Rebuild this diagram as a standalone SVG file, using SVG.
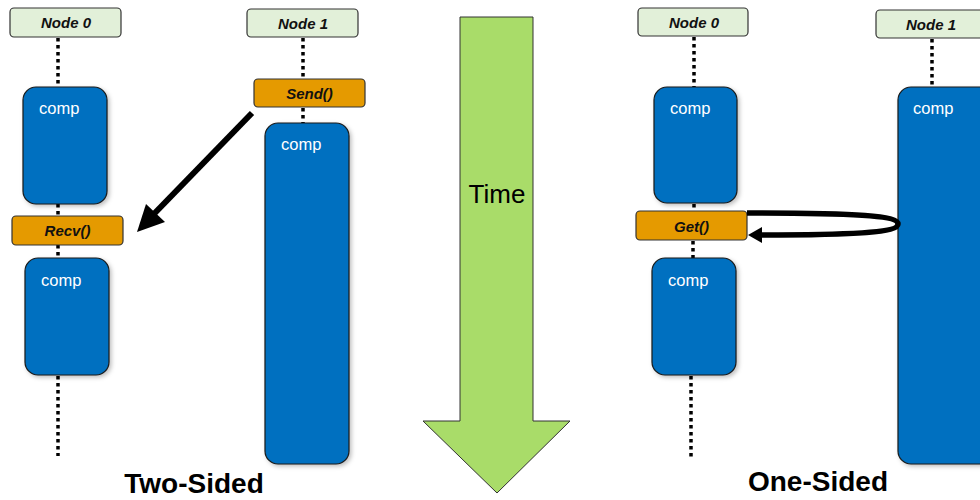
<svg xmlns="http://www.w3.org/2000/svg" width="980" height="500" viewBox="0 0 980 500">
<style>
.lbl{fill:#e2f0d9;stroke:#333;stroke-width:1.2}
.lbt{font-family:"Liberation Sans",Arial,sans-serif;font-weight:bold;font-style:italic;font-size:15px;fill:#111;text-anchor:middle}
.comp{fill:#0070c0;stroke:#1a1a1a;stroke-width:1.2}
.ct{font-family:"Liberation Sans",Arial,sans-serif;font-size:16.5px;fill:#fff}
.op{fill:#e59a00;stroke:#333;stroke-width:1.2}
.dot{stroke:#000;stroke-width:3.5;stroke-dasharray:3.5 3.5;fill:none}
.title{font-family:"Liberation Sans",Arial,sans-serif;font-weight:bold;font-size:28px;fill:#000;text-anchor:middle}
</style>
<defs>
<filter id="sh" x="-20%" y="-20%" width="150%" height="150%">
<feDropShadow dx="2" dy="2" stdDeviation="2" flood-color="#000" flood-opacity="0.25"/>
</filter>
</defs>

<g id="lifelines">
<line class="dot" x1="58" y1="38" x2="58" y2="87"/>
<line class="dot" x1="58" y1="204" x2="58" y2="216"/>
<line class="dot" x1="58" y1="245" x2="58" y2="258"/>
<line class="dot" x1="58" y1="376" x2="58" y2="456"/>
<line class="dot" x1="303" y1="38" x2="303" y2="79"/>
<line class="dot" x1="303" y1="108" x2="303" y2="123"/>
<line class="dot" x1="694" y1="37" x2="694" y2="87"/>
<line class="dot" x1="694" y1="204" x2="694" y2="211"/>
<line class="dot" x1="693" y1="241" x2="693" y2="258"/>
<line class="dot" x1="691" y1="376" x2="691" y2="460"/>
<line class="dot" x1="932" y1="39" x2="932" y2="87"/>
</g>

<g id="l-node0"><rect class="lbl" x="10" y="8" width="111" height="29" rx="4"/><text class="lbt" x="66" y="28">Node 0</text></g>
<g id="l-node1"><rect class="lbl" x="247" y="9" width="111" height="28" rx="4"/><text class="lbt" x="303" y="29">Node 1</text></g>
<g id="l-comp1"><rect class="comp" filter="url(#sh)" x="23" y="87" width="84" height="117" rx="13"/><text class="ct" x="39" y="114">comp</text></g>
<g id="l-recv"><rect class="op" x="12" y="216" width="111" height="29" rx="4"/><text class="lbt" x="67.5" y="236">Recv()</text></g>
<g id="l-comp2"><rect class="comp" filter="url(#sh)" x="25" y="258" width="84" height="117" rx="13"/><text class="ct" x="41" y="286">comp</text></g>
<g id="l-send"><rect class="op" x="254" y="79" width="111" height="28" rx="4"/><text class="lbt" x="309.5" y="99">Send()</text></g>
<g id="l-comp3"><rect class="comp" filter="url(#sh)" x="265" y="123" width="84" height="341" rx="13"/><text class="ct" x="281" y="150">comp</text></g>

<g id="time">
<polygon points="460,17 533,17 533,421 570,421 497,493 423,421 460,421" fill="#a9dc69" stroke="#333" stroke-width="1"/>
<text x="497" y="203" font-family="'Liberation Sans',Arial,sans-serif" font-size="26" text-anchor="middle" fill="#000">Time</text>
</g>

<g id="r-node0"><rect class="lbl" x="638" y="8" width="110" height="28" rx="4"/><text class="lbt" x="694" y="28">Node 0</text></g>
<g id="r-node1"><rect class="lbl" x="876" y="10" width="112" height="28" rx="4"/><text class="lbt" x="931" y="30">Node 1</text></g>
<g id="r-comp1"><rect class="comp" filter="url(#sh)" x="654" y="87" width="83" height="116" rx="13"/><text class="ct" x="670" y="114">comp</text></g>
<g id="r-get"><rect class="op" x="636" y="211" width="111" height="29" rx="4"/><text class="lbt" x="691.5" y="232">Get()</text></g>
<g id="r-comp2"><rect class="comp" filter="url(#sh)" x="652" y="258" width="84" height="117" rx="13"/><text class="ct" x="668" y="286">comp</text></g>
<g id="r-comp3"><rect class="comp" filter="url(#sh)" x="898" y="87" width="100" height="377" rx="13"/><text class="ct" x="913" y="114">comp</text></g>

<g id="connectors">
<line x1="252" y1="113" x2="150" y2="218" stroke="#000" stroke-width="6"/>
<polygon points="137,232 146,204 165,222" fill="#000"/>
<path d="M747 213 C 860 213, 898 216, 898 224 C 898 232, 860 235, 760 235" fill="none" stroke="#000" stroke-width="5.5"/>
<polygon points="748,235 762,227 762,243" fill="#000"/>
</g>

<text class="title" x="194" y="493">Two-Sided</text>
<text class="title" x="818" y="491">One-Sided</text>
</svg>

□ □ □ □

# [GOAL]
In this exercise, set down all of the data exactly, without the pictures.

# [WRITTEN ANSWER]
Rebuild this diagram as a standalone SVG file, using SVG.
<svg xmlns="http://www.w3.org/2000/svg" width="980" height="500" viewBox="0 0 980 500">
<style>
.lbl{fill:#e2f0d9;stroke:#333;stroke-width:1.2}
.lbt{font-family:"Liberation Sans",Arial,sans-serif;font-weight:bold;font-style:italic;font-size:15px;fill:#111;text-anchor:middle}
.comp{fill:#0070c0;stroke:#1a1a1a;stroke-width:1.2}
.ct{font-family:"Liberation Sans",Arial,sans-serif;font-size:16.5px;fill:#fff}
.op{fill:#e59a00;stroke:#333;stroke-width:1.2}
.dot{stroke:#000;stroke-width:3.5;stroke-dasharray:3.5 3.5;fill:none}
.title{font-family:"Liberation Sans",Arial,sans-serif;font-weight:bold;font-size:28px;fill:#000;text-anchor:middle}
</style>
<defs>
<filter id="sh" x="-20%" y="-20%" width="150%" height="150%">
<feDropShadow dx="2" dy="2" stdDeviation="2" flood-color="#000" flood-opacity="0.25"/>
</filter>
</defs>

<g id="lifelines">
<line class="dot" x1="58" y1="38" x2="58" y2="87"/>
<line class="dot" x1="58" y1="204" x2="58" y2="216"/>
<line class="dot" x1="58" y1="245" x2="58" y2="258"/>
<line class="dot" x1="58" y1="376" x2="58" y2="456"/>
<line class="dot" x1="303" y1="38" x2="303" y2="79"/>
<line class="dot" x1="303" y1="108" x2="303" y2="123"/>
<line class="dot" x1="694" y1="37" x2="694" y2="87"/>
<line class="dot" x1="694" y1="204" x2="694" y2="211"/>
<line class="dot" x1="693" y1="241" x2="693" y2="258"/>
<line class="dot" x1="691" y1="376" x2="691" y2="460"/>
<line class="dot" x1="932" y1="39" x2="932" y2="87"/>
</g>

<g id="l-node0"><rect class="lbl" x="10" y="8" width="111" height="29" rx="4"/><text class="lbt" x="66" y="28">Node 0</text></g>
<g id="l-node1"><rect class="lbl" x="247" y="9" width="111" height="28" rx="4"/><text class="lbt" x="303" y="29">Node 1</text></g>
<g id="l-comp1"><rect class="comp" filter="url(#sh)" x="23" y="87" width="84" height="117" rx="13"/><text class="ct" x="39" y="114">comp</text></g>
<g id="l-recv"><rect class="op" x="12" y="216" width="111" height="29" rx="4"/><text class="lbt" x="67.5" y="236">Recv()</text></g>
<g id="l-comp2"><rect class="comp" filter="url(#sh)" x="25" y="258" width="84" height="117" rx="13"/><text class="ct" x="41" y="286">comp</text></g>
<g id="l-send"><rect class="op" x="254" y="79" width="111" height="28" rx="4"/><text class="lbt" x="309.5" y="99">Send()</text></g>
<g id="l-comp3"><rect class="comp" filter="url(#sh)" x="265" y="123" width="84" height="341" rx="13"/><text class="ct" x="281" y="150">comp</text></g>

<g id="time">
<polygon points="460,17 533,17 533,421 570,421 497,493 423,421 460,421" fill="#a9dc69" stroke="#333" stroke-width="1"/>
<text x="497" y="203" font-family="'Liberation Sans',Arial,sans-serif" font-size="26" text-anchor="middle" fill="#000">Time</text>
</g>

<g id="r-node0"><rect class="lbl" x="638" y="8" width="110" height="28" rx="4"/><text class="lbt" x="694" y="28">Node 0</text></g>
<g id="r-node1"><rect class="lbl" x="876" y="10" width="112" height="28" rx="4"/><text class="lbt" x="931" y="30">Node 1</text></g>
<g id="r-comp1"><rect class="comp" filter="url(#sh)" x="654" y="87" width="83" height="116" rx="13"/><text class="ct" x="670" y="114">comp</text></g>
<g id="r-get"><rect class="op" x="636" y="211" width="111" height="29" rx="4"/><text class="lbt" x="691.5" y="232">Get()</text></g>
<g id="r-comp2"><rect class="comp" filter="url(#sh)" x="652" y="258" width="84" height="117" rx="13"/><text class="ct" x="668" y="286">comp</text></g>
<g id="r-comp3"><rect class="comp" filter="url(#sh)" x="898" y="87" width="100" height="377" rx="13"/><text class="ct" x="913" y="114">comp</text></g>

<g id="connectors">
<line x1="252" y1="113" x2="150" y2="218" stroke="#000" stroke-width="6"/>
<polygon points="137,232 146,204 165,222" fill="#000"/>
<path d="M747 213 C 860 213, 898 216, 898 224 C 898 232, 860 235, 760 235" fill="none" stroke="#000" stroke-width="5.5"/>
<polygon points="748,235 762,227 762,243" fill="#000"/>
</g>

<text class="title" x="194" y="493">Two-Sided</text>
<text class="title" x="818" y="491">One-Sided</text>
</svg>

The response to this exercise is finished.